Set problem:
Could the lines from the start of the data through the line with "const freeNoise = [12, 12, 17];" be set down exactly, with no pictures among them?

Recorded data:
╭──

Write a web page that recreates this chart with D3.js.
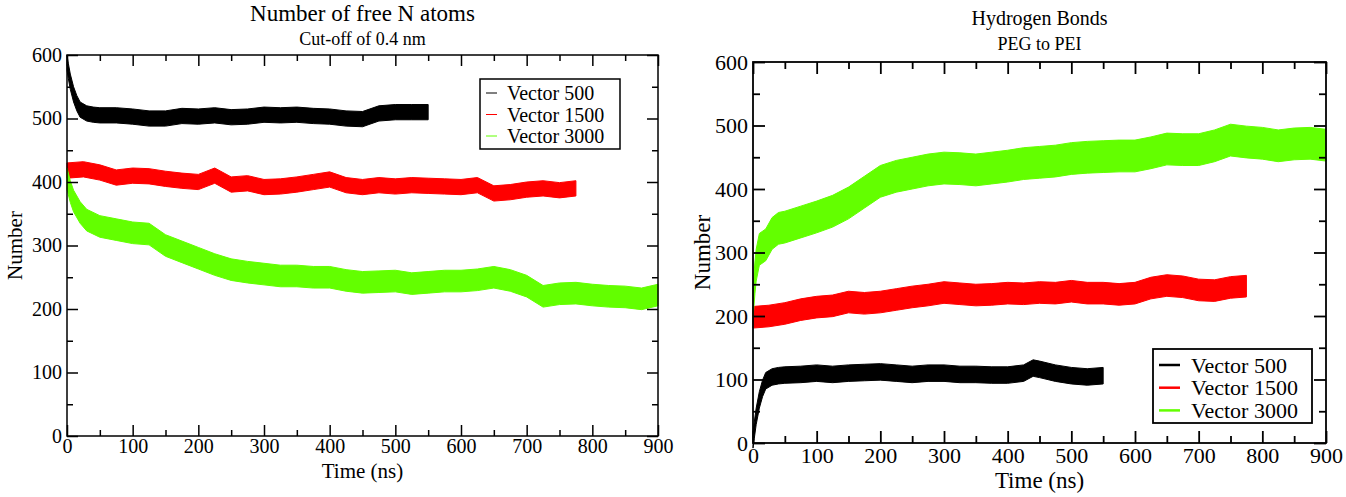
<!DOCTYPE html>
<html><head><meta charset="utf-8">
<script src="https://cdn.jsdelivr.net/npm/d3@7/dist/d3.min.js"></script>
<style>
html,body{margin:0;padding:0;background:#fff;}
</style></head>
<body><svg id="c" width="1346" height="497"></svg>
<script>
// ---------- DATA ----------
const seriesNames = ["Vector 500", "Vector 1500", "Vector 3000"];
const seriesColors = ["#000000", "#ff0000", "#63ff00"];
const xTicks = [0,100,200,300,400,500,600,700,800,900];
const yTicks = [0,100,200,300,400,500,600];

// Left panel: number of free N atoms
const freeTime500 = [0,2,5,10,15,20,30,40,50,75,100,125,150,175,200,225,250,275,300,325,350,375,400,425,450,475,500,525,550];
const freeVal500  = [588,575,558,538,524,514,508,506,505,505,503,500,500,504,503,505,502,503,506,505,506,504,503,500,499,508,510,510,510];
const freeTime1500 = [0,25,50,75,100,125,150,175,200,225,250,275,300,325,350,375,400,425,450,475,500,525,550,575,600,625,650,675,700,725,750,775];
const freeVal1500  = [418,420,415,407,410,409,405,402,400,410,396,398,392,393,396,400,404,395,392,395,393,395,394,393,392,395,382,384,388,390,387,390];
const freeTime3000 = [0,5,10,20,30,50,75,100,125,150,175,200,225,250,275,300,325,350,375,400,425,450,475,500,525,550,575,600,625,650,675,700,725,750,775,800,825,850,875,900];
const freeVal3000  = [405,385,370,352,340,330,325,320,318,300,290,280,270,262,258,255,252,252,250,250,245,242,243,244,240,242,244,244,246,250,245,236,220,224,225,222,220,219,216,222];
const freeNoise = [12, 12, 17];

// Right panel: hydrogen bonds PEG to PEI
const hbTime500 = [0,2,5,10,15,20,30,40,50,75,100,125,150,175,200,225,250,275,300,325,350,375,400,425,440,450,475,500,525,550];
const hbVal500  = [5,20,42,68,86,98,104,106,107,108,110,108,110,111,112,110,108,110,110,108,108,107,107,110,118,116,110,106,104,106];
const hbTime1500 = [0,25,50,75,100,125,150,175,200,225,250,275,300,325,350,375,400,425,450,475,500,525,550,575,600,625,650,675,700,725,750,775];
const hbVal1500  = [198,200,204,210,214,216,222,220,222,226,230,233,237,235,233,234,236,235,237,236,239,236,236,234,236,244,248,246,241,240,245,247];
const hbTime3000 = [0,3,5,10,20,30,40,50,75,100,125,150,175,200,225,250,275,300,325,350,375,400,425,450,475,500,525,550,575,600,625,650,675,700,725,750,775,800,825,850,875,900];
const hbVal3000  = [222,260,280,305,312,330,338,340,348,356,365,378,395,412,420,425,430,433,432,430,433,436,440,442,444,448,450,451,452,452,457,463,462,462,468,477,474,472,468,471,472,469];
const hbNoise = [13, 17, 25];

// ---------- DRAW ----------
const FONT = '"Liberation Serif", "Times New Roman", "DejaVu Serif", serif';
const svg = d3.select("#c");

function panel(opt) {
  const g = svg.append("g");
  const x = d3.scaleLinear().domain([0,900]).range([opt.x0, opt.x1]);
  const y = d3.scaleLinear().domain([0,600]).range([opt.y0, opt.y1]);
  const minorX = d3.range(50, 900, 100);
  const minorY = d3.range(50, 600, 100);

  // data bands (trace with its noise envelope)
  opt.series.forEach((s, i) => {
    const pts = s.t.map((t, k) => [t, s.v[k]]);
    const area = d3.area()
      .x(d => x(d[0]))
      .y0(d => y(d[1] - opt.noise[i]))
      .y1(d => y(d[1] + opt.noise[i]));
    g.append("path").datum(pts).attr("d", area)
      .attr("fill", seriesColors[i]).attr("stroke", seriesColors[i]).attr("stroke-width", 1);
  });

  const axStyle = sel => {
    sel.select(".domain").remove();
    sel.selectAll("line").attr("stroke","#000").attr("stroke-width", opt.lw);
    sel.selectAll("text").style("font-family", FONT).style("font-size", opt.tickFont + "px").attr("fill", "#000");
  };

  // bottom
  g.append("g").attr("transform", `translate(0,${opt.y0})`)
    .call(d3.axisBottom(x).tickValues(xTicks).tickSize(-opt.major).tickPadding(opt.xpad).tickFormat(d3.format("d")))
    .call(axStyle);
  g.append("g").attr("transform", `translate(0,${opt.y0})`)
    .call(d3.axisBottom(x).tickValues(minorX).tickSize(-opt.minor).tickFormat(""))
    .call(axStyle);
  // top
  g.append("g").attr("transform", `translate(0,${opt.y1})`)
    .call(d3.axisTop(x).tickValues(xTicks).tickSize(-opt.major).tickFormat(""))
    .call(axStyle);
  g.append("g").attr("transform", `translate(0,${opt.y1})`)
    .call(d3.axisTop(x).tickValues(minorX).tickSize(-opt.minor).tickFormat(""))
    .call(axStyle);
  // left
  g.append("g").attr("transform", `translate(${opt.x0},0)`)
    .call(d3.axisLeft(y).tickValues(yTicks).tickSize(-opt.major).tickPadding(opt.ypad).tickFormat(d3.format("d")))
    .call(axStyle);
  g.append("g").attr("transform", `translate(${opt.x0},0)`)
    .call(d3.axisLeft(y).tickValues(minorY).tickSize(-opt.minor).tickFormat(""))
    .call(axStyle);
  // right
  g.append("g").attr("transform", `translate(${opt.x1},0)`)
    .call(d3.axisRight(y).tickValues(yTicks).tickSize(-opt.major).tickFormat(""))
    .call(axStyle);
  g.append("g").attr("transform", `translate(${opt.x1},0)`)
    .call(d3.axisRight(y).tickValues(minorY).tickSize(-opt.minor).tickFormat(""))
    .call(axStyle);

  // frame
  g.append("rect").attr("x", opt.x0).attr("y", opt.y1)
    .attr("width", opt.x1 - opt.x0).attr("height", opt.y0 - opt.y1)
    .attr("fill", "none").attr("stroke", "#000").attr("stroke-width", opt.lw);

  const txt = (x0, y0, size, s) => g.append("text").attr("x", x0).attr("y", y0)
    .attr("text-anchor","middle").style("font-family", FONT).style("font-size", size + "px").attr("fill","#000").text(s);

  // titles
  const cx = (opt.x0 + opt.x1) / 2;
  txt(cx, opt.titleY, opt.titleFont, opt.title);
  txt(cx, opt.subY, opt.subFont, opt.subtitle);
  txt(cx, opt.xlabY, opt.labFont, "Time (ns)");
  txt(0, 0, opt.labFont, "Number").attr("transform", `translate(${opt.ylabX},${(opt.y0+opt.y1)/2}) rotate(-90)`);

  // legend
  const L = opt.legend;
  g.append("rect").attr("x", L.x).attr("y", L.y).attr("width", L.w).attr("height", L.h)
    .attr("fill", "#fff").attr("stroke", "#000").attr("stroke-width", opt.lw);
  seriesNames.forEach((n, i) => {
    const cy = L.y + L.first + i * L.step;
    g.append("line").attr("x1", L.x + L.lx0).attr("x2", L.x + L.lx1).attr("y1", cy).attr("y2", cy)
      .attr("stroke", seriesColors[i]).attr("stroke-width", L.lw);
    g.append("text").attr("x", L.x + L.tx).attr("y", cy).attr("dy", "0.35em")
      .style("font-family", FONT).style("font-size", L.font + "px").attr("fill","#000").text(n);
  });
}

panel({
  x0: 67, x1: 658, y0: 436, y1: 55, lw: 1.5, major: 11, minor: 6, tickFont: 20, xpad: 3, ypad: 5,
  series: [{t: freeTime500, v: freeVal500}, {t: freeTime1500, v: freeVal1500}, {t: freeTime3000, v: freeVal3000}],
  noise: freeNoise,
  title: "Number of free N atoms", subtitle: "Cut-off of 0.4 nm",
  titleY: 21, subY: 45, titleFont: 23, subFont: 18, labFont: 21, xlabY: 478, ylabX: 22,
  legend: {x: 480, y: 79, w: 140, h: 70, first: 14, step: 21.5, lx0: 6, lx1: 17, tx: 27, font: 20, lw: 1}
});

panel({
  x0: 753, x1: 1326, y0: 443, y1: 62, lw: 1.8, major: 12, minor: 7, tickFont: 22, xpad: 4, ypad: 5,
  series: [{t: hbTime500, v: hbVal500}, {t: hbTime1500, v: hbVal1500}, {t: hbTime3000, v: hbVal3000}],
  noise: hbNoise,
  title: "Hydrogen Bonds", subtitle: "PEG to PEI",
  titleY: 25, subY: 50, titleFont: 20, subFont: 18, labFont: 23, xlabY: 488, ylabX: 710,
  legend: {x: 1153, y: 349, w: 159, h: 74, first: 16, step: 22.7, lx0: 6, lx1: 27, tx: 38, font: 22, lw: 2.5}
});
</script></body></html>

╰──

Solved problem:
Write a web page that recreates this chart with D3.js.
<!DOCTYPE html>
<html><head><meta charset="utf-8">
<script src="https://cdn.jsdelivr.net/npm/d3@7/dist/d3.min.js"></script>
<style>
html,body{margin:0;padding:0;background:#fff;}
</style></head>
<body><svg id="c" width="1346" height="497"></svg>
<script>
// ---------- DATA ----------
const seriesNames = ["Vector 500", "Vector 1500", "Vector 3000"];
const seriesColors = ["#000000", "#ff0000", "#63ff00"];
const xTicks = [0,100,200,300,400,500,600,700,800,900];
const yTicks = [0,100,200,300,400,500,600];

// Left panel: number of free N atoms
const freeTime500 = [0,2,5,10,15,20,30,40,50,75,100,125,150,175,200,225,250,275,300,325,350,375,400,425,450,475,500,525,550];
const freeVal500  = [588,575,558,538,524,514,508,506,505,505,503,500,500,504,503,505,502,503,506,505,506,504,503,500,499,508,510,510,510];
const freeTime1500 = [0,25,50,75,100,125,150,175,200,225,250,275,300,325,350,375,400,425,450,475,500,525,550,575,600,625,650,675,700,725,750,775];
const freeVal1500  = [418,420,415,407,410,409,405,402,400,410,396,398,392,393,396,400,404,395,392,395,393,395,394,393,392,395,382,384,388,390,387,390];
const freeTime3000 = [0,5,10,20,30,50,75,100,125,150,175,200,225,250,275,300,325,350,375,400,425,450,475,500,525,550,575,600,625,650,675,700,725,750,775,800,825,850,875,900];
const freeVal3000  = [405,385,370,352,340,330,325,320,318,300,290,280,270,262,258,255,252,252,250,250,245,242,243,244,240,242,244,244,246,250,245,236,220,224,225,222,220,219,216,222];
const freeNoise = [12, 12, 17];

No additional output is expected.